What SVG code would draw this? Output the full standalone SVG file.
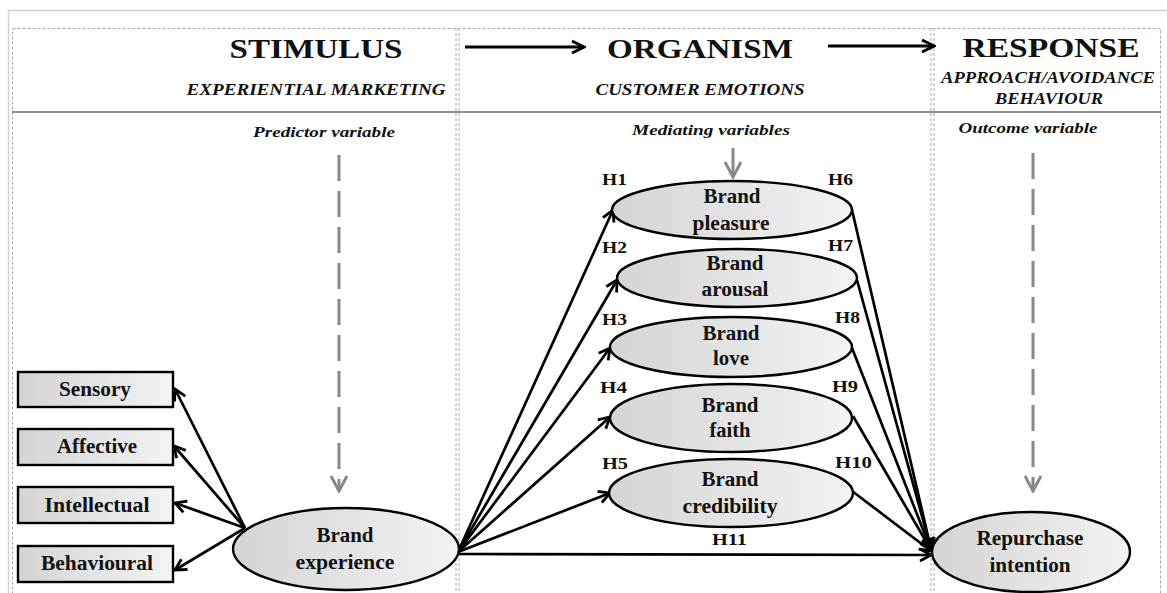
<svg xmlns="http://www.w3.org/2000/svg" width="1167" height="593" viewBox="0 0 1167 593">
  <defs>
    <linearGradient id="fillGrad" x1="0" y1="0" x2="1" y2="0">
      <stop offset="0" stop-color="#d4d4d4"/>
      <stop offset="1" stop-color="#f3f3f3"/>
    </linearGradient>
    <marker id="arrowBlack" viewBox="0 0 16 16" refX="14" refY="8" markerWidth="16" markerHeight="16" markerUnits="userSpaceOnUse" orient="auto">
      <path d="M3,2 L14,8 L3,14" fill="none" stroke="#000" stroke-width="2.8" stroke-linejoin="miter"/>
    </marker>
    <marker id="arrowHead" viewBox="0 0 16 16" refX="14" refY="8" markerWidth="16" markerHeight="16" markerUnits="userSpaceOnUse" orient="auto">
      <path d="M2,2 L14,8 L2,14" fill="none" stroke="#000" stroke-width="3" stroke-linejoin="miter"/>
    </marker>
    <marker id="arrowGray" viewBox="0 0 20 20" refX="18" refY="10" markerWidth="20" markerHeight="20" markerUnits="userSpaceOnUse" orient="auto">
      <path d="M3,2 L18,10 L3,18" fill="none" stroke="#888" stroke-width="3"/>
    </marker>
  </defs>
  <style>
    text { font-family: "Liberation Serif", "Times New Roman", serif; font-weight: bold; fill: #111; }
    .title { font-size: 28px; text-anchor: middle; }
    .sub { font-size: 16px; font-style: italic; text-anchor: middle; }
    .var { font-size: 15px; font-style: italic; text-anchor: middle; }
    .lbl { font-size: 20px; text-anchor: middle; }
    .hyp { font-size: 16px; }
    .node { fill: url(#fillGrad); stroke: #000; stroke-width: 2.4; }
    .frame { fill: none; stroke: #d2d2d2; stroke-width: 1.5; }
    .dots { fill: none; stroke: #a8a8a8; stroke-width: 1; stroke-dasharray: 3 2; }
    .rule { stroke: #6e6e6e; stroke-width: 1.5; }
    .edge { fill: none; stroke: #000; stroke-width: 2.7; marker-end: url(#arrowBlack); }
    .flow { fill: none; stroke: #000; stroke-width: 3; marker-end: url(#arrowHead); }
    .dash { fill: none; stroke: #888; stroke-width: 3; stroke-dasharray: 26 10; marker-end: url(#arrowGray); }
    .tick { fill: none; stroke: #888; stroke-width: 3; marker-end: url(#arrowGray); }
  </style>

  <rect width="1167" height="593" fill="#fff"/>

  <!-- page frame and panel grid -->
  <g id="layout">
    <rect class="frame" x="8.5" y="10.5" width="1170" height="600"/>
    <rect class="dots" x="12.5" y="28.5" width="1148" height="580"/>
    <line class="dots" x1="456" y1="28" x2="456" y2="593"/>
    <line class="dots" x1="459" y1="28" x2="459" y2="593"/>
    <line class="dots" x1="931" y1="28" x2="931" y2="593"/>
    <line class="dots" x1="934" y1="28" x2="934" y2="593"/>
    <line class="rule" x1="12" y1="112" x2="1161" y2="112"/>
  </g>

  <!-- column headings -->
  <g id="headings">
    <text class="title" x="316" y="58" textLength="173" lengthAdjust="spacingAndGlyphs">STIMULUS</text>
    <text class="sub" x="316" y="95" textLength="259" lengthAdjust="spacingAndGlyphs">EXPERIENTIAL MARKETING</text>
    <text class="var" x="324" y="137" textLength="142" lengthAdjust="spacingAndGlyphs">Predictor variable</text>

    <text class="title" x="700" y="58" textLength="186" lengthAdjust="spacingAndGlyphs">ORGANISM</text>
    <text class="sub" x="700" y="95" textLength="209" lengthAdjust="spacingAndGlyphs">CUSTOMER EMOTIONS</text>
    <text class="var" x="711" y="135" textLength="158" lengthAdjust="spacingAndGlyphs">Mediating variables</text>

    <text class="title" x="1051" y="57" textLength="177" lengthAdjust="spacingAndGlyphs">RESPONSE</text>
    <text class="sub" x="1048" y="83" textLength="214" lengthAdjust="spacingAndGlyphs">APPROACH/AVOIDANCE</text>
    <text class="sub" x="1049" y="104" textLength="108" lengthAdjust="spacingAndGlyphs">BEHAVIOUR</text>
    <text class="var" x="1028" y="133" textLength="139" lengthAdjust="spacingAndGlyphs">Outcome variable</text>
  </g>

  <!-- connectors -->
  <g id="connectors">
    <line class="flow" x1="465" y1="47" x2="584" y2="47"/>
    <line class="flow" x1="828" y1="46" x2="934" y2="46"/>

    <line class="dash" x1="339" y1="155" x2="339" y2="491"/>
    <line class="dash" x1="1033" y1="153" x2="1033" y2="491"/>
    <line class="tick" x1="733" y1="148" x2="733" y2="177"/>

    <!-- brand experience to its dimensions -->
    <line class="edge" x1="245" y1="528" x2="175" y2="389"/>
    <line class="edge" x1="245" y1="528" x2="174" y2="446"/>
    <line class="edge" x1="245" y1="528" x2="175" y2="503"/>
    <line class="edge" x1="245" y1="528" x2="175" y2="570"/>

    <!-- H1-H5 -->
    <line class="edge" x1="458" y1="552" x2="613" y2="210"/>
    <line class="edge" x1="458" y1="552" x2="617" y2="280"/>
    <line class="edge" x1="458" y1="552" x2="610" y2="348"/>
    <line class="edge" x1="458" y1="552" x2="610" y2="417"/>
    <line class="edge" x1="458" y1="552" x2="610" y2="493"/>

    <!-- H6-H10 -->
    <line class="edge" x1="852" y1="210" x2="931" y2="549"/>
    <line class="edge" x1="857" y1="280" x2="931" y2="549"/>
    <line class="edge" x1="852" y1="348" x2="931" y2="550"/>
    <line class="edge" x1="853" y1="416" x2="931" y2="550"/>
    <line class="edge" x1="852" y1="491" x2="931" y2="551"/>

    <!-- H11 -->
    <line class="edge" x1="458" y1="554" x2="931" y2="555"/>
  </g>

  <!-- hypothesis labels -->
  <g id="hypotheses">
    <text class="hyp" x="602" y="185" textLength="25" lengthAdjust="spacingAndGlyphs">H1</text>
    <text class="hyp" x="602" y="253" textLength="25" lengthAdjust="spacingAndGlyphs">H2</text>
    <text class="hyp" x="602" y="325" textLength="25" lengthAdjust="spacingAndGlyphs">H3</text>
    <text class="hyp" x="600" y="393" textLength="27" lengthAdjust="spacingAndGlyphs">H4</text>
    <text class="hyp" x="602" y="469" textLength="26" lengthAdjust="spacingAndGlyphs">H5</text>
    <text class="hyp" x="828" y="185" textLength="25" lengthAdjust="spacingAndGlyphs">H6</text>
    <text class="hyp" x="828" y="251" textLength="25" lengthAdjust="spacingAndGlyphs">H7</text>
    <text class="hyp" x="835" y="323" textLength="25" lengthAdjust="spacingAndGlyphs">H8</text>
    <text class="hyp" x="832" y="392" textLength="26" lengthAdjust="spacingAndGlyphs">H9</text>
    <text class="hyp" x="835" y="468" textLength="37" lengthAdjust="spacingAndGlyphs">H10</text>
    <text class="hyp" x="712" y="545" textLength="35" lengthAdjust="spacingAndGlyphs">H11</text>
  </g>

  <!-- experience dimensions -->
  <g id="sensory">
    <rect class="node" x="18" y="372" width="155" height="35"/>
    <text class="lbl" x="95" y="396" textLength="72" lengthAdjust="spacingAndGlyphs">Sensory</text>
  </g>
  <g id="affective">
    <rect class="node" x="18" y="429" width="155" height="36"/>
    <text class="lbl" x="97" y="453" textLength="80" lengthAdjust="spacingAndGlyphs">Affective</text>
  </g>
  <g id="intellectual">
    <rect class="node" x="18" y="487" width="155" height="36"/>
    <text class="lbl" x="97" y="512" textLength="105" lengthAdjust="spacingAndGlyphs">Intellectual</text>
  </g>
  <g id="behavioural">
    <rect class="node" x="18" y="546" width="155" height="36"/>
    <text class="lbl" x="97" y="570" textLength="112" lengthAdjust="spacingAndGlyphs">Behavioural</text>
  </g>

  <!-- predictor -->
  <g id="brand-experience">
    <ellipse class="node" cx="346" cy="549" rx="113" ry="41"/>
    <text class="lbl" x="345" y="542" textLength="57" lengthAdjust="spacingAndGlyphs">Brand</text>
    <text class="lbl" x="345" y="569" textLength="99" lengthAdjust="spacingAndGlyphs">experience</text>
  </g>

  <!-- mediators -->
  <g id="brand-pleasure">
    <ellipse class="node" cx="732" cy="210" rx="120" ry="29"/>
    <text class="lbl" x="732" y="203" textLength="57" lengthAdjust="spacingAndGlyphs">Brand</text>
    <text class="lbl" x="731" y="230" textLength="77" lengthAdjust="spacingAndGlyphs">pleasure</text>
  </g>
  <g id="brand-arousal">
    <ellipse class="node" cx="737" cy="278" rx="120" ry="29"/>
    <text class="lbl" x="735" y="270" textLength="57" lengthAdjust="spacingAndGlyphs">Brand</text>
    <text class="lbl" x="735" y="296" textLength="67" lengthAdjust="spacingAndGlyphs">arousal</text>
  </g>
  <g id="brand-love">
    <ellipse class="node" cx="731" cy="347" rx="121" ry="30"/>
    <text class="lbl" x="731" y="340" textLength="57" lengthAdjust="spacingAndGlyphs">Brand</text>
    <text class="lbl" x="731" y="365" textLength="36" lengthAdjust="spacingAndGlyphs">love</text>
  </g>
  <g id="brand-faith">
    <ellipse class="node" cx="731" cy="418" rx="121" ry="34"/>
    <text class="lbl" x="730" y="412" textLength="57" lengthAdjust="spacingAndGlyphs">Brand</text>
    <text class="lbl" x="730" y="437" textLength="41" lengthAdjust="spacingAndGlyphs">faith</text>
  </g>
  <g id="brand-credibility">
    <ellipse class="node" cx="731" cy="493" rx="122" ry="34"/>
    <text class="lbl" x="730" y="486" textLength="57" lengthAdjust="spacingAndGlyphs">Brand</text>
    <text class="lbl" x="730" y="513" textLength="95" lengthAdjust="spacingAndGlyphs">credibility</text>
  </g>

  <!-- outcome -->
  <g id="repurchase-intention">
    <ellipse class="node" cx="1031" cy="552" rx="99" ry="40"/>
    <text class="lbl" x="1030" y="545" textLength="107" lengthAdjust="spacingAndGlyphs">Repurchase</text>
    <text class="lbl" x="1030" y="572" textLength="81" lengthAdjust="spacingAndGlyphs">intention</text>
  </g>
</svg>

· · · ·

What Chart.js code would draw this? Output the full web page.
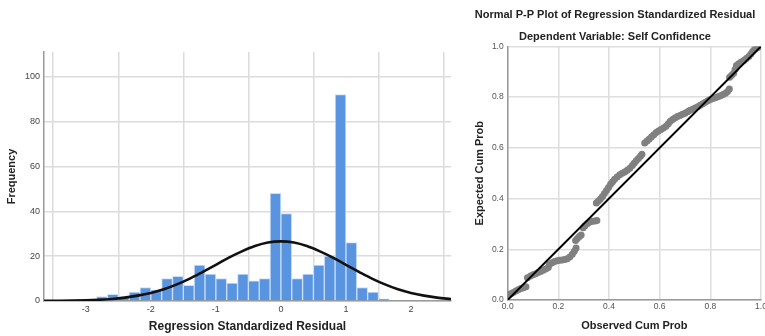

· · · ·

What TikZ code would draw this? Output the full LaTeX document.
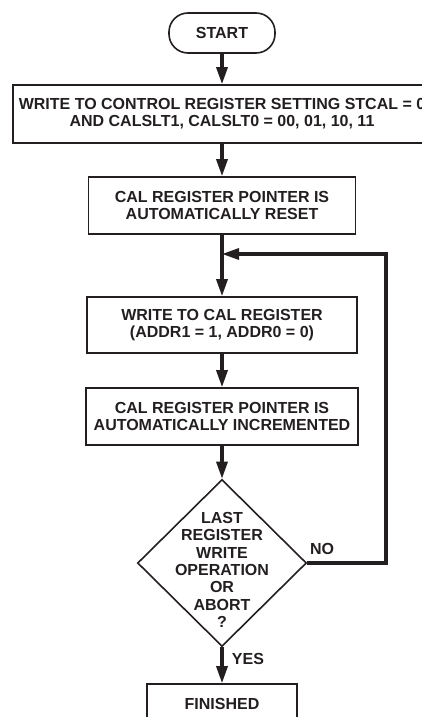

· · · ·

THE PROBLEM
Pick out, from the lines above, every one that contains the string "Output".

REPLY
What SVG code would draw this? Output the full standalone SVG file.
What Chart.js code would draw this? Output the full web page.
What TikZ code would draw this? Output the full LaTeX document.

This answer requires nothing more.